Das gleiche wird für das Jahr 1553 berichtet. Im Jahre 1580 führte das erneute Auftreten der Pest in Petershagen sogar zu einer Verlegung der bischöflichen Regierung nach Minden.

Wie uns der Bürgermeister Westermann von Petershagen in seiner “Chronolgia oder Gedenkbüchlein von Petershagen” aus dem Jahre 1610 erzählt, war damals die Pest in dem Hause von Gerd Schalk, der auf dem Gebiet der heutigen Beutelei wohnte, ausgebrochen. Sie war dann übergegangen auf das Haus von Stats Herdehorst, ohne jedoch weiteren Umfang anzunehmen und größere Opfer zu fordern.

Anders war es dagegen im letzten großen Pestjahr 1598, über das der folgende Bericht im Wortlaute gegeben werden soll: “Im Jahre 1598 ist allhier in Petershagen die Pest eingeschlichen. Obwohl es anfangs nicht gar heftig begonnen, hat sie sich doch nachher in und nach der Ernte so geschwind tags und nachts ausgebreitet, dass in dieser Zeit und im Winter über 500 Menschen aus dem Flecken und aus dem Kirchspiel fast an 300 Menschen gestorben sind, obwohl sich viele Leute außerhalb dieses Fleckens begeben hatten. Etzliche Male sind hier auf jeden Tag 16, ein- oder zweimal sogar 17 Menschen zu begraben gewesen. Und ist in dieser Zeit zu Minden, Bremen und an vielen Orten ein großes Sterben und viel Betrübnis gewesen.”

Welch großen Umfang die Sterblichkeit in jenem Jahr aufwies, zeigt uns auch das in Münster aufbewahrte Stadtbuch der Neustadt Petershagen an der großen Zahl der in jenen Unglücksjahren errichteten Testamente. Die dabei nötigen Zeugen des Stadtrats hielten sich wegen der Ansteckungsgefahr draußen auf der Straße auf, während der Kranke an der Tür des Hauses erschien.

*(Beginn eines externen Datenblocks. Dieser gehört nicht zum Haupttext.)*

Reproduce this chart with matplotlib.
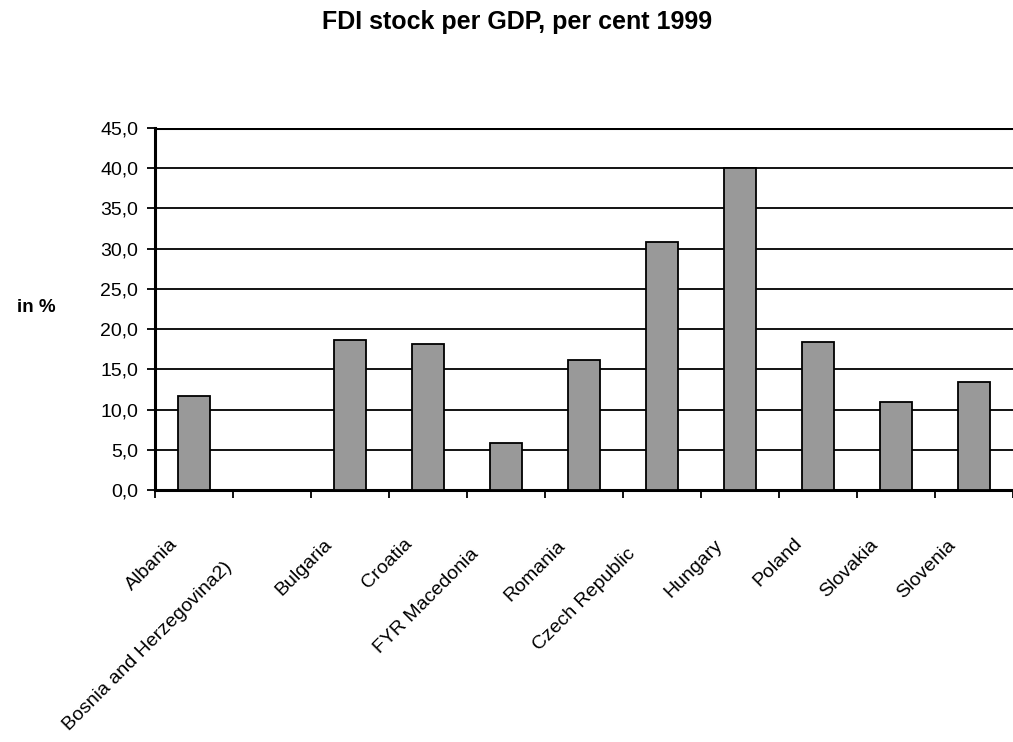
import matplotlib
matplotlib.use("Agg")
import matplotlib.pyplot as plt
from matplotlib.transforms import ScaledTranslation
from matplotlib.ticker import FixedLocator, FuncFormatter
import numpy as np

plt.rcParams['font.family'] = ['Liberation Sans', 'DejaVu Sans']

categories = ["Albania", "Bosnia and Herzegovina2)", "Bulgaria", "Croatia",
              "FYR Macedonia", "Romania", "Czech Republic", "Hungary",
              "Poland", "Slovakia", "Slovenia"]
values = [11.7, np.nan, 18.6, 18.1, 5.9, 16.1, 30.8, 40.0, 18.4, 10.9, 13.4]
yticks = [0, 5, 10, 15, 20, 25, 30, 35, 40, 45]
title = "FDI stock per GDP, per cent 1999"
ylabel = "in %"

fig = plt.figure(figsize=(10.13, 7.42), dpi=100)
ax = fig.add_axes([155/1013, 1 - 490/742, 1 - 155/1013, (490 - 128)/742])

x = np.arange(len(categories))
for y in yticks[1:]:
    ax.axhline(y, color='black', linewidth=1.3 if y < 45 else 2.2, zorder=1)
ax.bar(x, values, width=0.41, color='#999999', edgecolor='black',
       linewidth=1.3, zorder=3)

ax.set_xlim(-0.5, len(categories) - 0.5)
ax.set_ylim(0, 45)
ax.set_yticks(yticks)
ax.yaxis.set_major_formatter(FuncFormatter(lambda v, p: f"{v:.1f}".replace('.', ',')))
ax.tick_params(axis='y', direction='out', length=6, width=1.3, pad=6, labelsize=14)

# major ticks at category boundaries, labels at centres (minor)
ax.xaxis.set_major_locator(FixedLocator(np.arange(len(categories) + 1) - 0.5))
ax.xaxis.set_major_formatter(FuncFormatter(lambda v, p: ""))
ax.xaxis.set_minor_locator(FixedLocator(x))
ax.set_xticklabels(categories, minor=True)
ax.tick_params(axis='x', which='major', direction='out', length=6, width=1.3)
ax.tick_params(axis='x', which='minor', length=0, pad=0, labelsize=14)

labels = ax.get_xticklabels(minor=True)
for lab in labels:
    lab.set_rotation(0)
fig.canvas.draw()
renderer = fig.canvas.get_renderer()
for lab in labels:
    L = lab.get_window_extent(renderer).width
    dx = -(16 + 0.14 * L)
    dy = -(36 + 0.14 * L)
    lab.set_rotation(45)
    lab.set_ha('right')
    lab.set_va('top')
    lab.set_rotation_mode('anchor')
    lab.set_transform(lab.get_transform() +
                      ScaledTranslation(dx / 100, dy / 100, fig.dpi_scale_trans))

for s in ['left', 'bottom']:
    ax.spines[s].set_linewidth(2.2)
ax.spines['right'].set_visible(False)
ax.spines['top'].set_visible(False)

fig.text(517/1013, 1 - 22/742, title, ha='center', va='center',
         fontsize=18, fontweight='bold')
fig.text(36/1013, 1 - 308/742, ylabel, ha='center', va='center',
         fontsize=13.5, fontweight='bold')

fig.savefig("out.png", dpi=100)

Ein derartiges Testament lautete z.B.: “Am 23. Dezember anno 98 hat vor uns Johann Westermann, Bürgermeister, Johann Dronewulf, Johann Plagge, Jürgen Temme, Ratspersonen, und mehreren anwesenden Bürgern der Neustadt Petershagen Diedrich Barkhausen Hausfrau stehend vor ihrer Tür – da der liebe Gott die schwere Strafe der Pest in ihre Behausung hat kommen lassen und sie bereits Kinder verloren hatte – öffentlich bekannt und gesagt, dass sie ihr persönliches Eigentum ihren lieben Ehemann und Sohne, wer von diesen nach ihr übrig und am Leben bleiben würde, auftragen, bei guter Vernunft schenken und vermachen wolle. Sie bat, dies als vor Gericht geschehen zu verzeichnen und danach später zu handeln.”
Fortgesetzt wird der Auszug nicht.